(Plotting code records)
§ §
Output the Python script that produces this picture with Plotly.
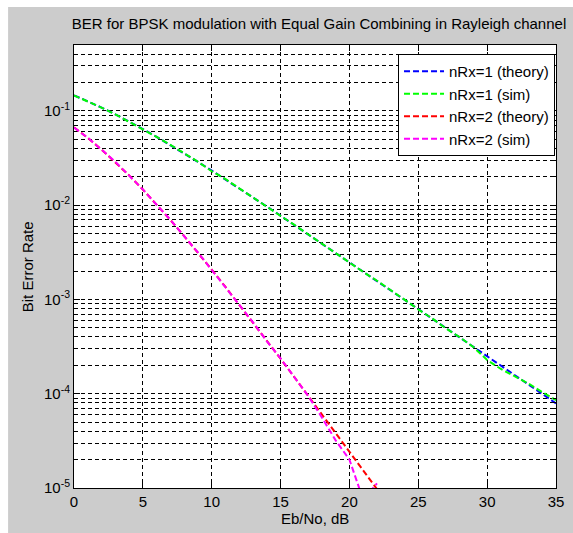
import plotly.graph_objects as go

# ---------------- data ----------------
ebno_db = list(range(0, 36))
ber_nrx1_theory = [0.1464, 0.1267, 0.1085, 0.0919, 0.0771, 0.0642, 0.0530, 0.0435,
                   0.0355, 0.0288, 0.0233, 0.0188, 0.0151, 0.0121, 0.00967, 0.00772,
                   0.00616, 0.00491, 0.00392, 0.00312, 0.00248, 0.00197, 0.00157,
                   0.00125, 0.000992, 0.000789, 0.000627, 0.000498, 0.000396,
                   0.000314, 0.000250, 0.000199, 0.000158, 0.000125, 0.0000995,
                   0.0000790]
ber_nrx1_sim = [0.1461, 0.1270, 0.1083, 0.0921, 0.0770, 0.0643, 0.0529, 0.0436,
                0.0354, 0.0289, 0.0229, 0.0189, 0.0151, 0.0120, 0.00970, 0.00770,
                0.00618, 0.00490, 0.00393, 0.00311, 0.00249, 0.00196, 0.00158,
                0.00124, 0.000995, 0.000785, 0.000630, 0.000494, 0.000398,
                0.000313, 0.000228, 0.000183, 0.000152, 0.000128, 0.000104,
                0.0000855]

ebno_db_2 = list(range(0, 26))
ber_nrx2_theory = [0.0670, 0.0517, 0.0389, 0.0287, 0.0207, 0.01465, 0.01018,
                   0.00697, 0.00470, 0.00314, 0.00207, 0.001356, 0.000881,
                   0.000570, 0.000367, 0.000235, 0.000150, 0.0000957, 0.0000609,
                   0.0000387, 0.0000245, 0.0000155, 0.00000983, 0.00000622,
                   0.00000393, 0.00000248]
ebno_db_2sim = list(range(0, 23))
ber_nrx2_sim = [0.0665, 0.0519, 0.0388, 0.0288, 0.0206, 0.0147, 0.0101, 0.00700,
                0.00468, 0.00315, 0.00206, 0.00136, 0.000878, 0.000572, 0.000362,
                0.000237, 0.000148, 0.0000950, 0.0000560, 0.0000320, 0.0000200,
                0.0000075, 0.0000112]

series_names = ["nRx=1 (theory)", "nRx=1 (sim)", "nRx=2 (theory)", "nRx=2 (sim)"]
series_colors = ["#0000ff", "#00ff00", "#ff0000", "#ff00ff"]

x_ticks = [0, 5, 10, 15, 20, 25, 30, 35]
y_ticks = [1e-5, 1e-4, 1e-3, 1e-2, 1e-1]
y_ticktext = ["10<sup>-5</sup>", "10<sup>-4</sup>", "10<sup>-3</sup>",
              "10<sup>-2</sup>", "10<sup>-1</sup>"]
y_minor = [m * 10.0 ** e for e in range(-5, 0) for m in range(2, 10)]

title_text = "BER for BPSK modulation with Equal Gain Combining in Rayleigh channel"
x_label = "Eb/No, dB"
y_label = "Bit Error Rate"

# ---------------- figure ----------------
FONT = "Liberation Sans, Arial, Helvetica, sans-serif"
W, H = 573, 533
ML, MR, MT, MB = 74, 9, 45, 45
PW, PH = W - ML - MR, H - MT - MB

fig = go.Figure()
xs = [ebno_db, ebno_db, ebno_db_2, ebno_db_2sim]
ys = [ber_nrx1_theory, ber_nrx1_sim, ber_nrx2_theory, ber_nrx2_sim]
for i, (xv, yv) in enumerate(zip(xs, ys)):
    fig.add_trace(go.Scatter(
        x=xv, y=yv, mode="lines", name=series_names[i],
        legendgroup=f"g{i}",
        line=dict(color=series_colors[i], width=2, dash="6px,3px"),
    ))

grid_common = dict(gridcolor="#000000", gridwidth=1, griddash="4px,3px")

fig.update_layout(
    width=W, height=H,
    margin=dict(l=ML, r=MR, t=MT, b=MB, pad=0),
    paper_bgcolor="#cccccc",
    plot_bgcolor="#ffffff",
    font=dict(family=FONT, size=15, color="#000000"),
    title=dict(text=title_text, x=(ML + PW / 2) / W, xanchor="center",
               y=1 - 24 / H, yanchor="middle", yref="container",
               font=dict(size=15, color="#000000")),
    showlegend=True,
    legend=dict(
        x=(563 - ML) / PW, xanchor="right",
        y=(H - MB - 54) / PH, yanchor="top",
        bgcolor="#ffffff", bordercolor="#000000", borderwidth=1,
        font=dict(size=15), traceorder="grouped", tracegroupgap=0,
        itemwidth=40,
    ),
    xaxis=dict(
        range=[0, 35], tickvals=x_ticks, ticks="inside", ticklen=6,
        tickcolor="#000000", showline=True, linecolor="#000000", linewidth=1,
        mirror="allticks", showgrid=True, zeroline=False, **grid_common,
        tickfont=dict(size=15),
    ),
    yaxis=dict(
        type="log", range=[-5, -0.30103], tickvals=y_ticks, ticktext=y_ticktext,
        ticks="inside", ticklen=6, tickcolor="#000000", showline=True,
        linecolor="#000000", linewidth=1, mirror="allticks", showgrid=True,
        zeroline=False, **grid_common, tickfont=dict(size=15),
        minor=dict(tickvals=y_minor, ticks="inside", ticklen=3,
                   tickcolor="#000000", showgrid=True, **grid_common),
    ),
    annotations=[
        dict(text=x_label, xref="paper", yref="paper", x=0.5,
             y=-(518 - (H - MB)) / PH, xanchor="center", yanchor="middle",
             showarrow=False, font=dict(size=15)),
        dict(text=y_label, xref="paper", yref="paper", x=-(ML - 27) / PW,
             y=0.5, xanchor="center", yanchor="middle", textangle=-90,
             showarrow=False, font=dict(size=15)),
    ],
    shapes=[
        # white strip along the top edge of the page
        dict(type="rect", xref="paper", yref="paper", x0=-(ML + 10) / PW,
             x1=(W - ML + 10) / PW, y0=1 + (MT - 7) / PH, y1=1 + (MT + 10) / PH,
             fillcolor="#ffffff", line=dict(width=0), layer="below"),
        # white strip along the left edge of the page
        dict(type="rect", xref="paper", yref="paper", x0=-(ML + 10) / PW,
             x1=-(ML - 7) / PW, y0=-(MB + 10) / PH, y1=1 + (MT + 10) / PH,
             fillcolor="#ffffff", line=dict(width=0), layer="below"),
    ],
)

fig.write_html("out.html")
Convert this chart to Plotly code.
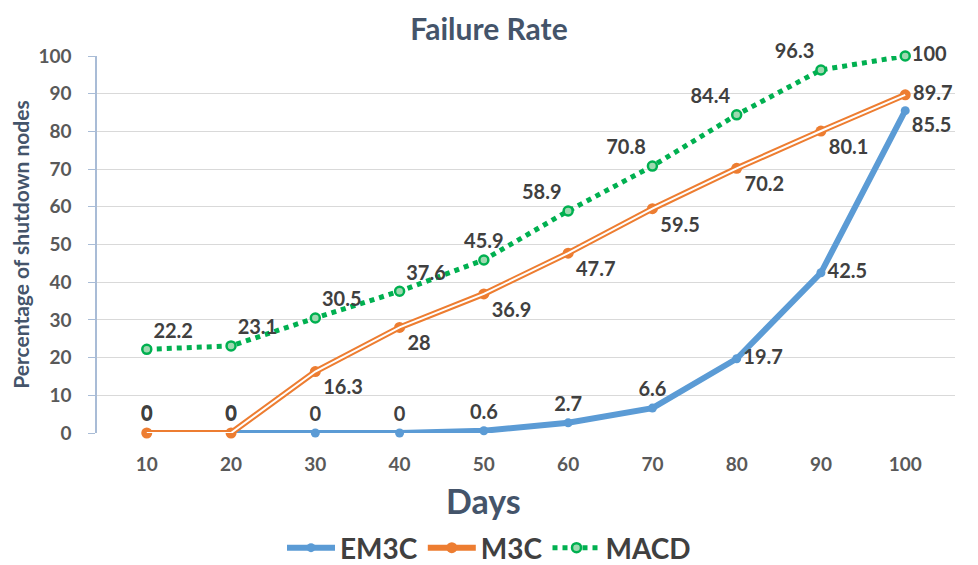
import plotly.graph_objects as go

days = ["10", "20", "30", "40", "50", "60", "70", "80", "90", "100"]
em3c = [0, 0, 0, 0, 0.6, 2.7, 6.6, 19.7, 42.5, 85.5]
m3c = [0, 0, 16.3, 28, 36.9, 47.7, 59.5, 70.2, 80.1, 89.7]
macd = [22.2, 23.1, 30.5, 37.6, 45.9, 58.9, 70.8, 84.4, 96.3, 100]

em3c_pos = ["top center"] * 7 + ["middle right", "middle right", "bottom right"]
m3c_pos = ["top center", "top center"] + ["bottom right"] * 7 + ["middle right"]
macd_pos = ["top right"] * 4 + ["top center", "top left", "top left", "top left", "top left", "middle right"]

BLUE = "#5B9BD5"
ORANGE = "#ED7D31"
GREEN = "#00B050"
FAM = "Lato, Open Sans, sans-serif"
LABEL = dict(family=FAM, size=20, color="#404040", weight="bold")

fig = go.Figure()
fig.add_trace(go.Scatter(
    x=days, y=em3c, name="EM3C", mode="lines+markers+text",
    line=dict(color=BLUE, width=6),
    marker=dict(color=BLUE, size=9),
    text=[str(v) for v in em3c], textposition=em3c_pos, textfont=LABEL, cliponaxis=False,
))
fig.add_trace(go.Scatter(
    x=days, y=m3c, name="M3C", mode="lines+markers+text", legendgroup="m3c",
    line=dict(color=ORANGE, width=6),
    marker=dict(color=ORANGE, size=11),
    text=[str(v) for v in m3c], textposition=m3c_pos, textfont=LABEL, cliponaxis=False,
))
fig.add_trace(go.Scatter(
    x=days, y=m3c, mode="lines", legendgroup="m3c", showlegend=False,
    line=dict(color="white", width=2), hoverinfo="skip", cliponaxis=False,
))
fig.add_trace(go.Scatter(
    x=days, y=macd, name="MACD", mode="lines+markers+text",
    line=dict(color=GREEN, width=5, dash="dot"),
    marker=dict(color="#9ED9B0", size=9, line=dict(color=GREEN, width=2.5)),
    text=[str(v) for v in macd], textposition=macd_pos, textfont=LABEL, cliponaxis=False,
))

W, H = 962, 557
fig.update_layout(
    width=W, height=H,
    margin=dict(l=89, r=15, t=48, b=132, autoexpand=False),
    paper_bgcolor="white", plot_bgcolor="white",
    title=dict(text="Failure Rate", x=0.5, xanchor="center", y=1 - 21 / H, yanchor="middle",
               font=dict(family=FAM, size=30, color="#44546A", weight="bold")),
    showlegend=True,
    legend=dict(orientation="h", xref="container", x=0.5, xanchor="center", y=-0.305, yanchor="middle",
                font=dict(family=FAM, size=28, color="#404040", weight="bold"),
                itemwidth=48, tracegroupgap=0),
    annotations=[dict(text="Days", xref="paper", yref="paper", x=0.45, y=-0.18,
                      xanchor="center", yanchor="middle", showarrow=False,
                      font=dict(family=FAM, size=34, color="#44546A", weight="bold"))],
    xaxis=dict(
        type="category", showgrid=False, showline=False, ticks="", automargin=False,
        ticklabelstandoff=18,
        tickfont=dict(family=FAM, size=19, color="#595959", weight="bold"),
    ),
    yaxis=dict(
        range=[0, 100], dtick=10, showgrid=True, gridcolor="#D9D9D9", gridwidth=1, automargin=False,
        showline=True, linecolor="#A9BCD6", linewidth=1.5, ticks="outside", ticklen=7, tickcolor="#A9BCD6",
        zeroline=False, ticklabelstandoff=13,
        tickfont=dict(family=FAM, size=19, color="#595959", weight="bold"),
        title=dict(text="Percentage of shutdown nodes", standoff=15,
                   font=dict(family=FAM, size=21, color="#44546A", weight="bold")),
    ),
)
fig.write_html("out.html")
§ §
(What is needed): Reproduce the data above exactly, but only from the line containing "Convert this chart to Plotly code." through the line containing "84.4, 96.3, 100]"; skip the pictures.

(Correct result):
Convert this chart to Plotly code.
import plotly.graph_objects as go

days = ["10", "20", "30", "40", "50", "60", "70", "80", "90", "100"]
em3c = [0, 0, 0, 0, 0.6, 2.7, 6.6, 19.7, 42.5, 85.5]
m3c = [0, 0, 16.3, 28, 36.9, 47.7, 59.5, 70.2, 80.1, 89.7]
macd = [22.2, 23.1, 30.5, 37.6, 45.9, 58.9, 70.8, 84.4, 96.3, 100]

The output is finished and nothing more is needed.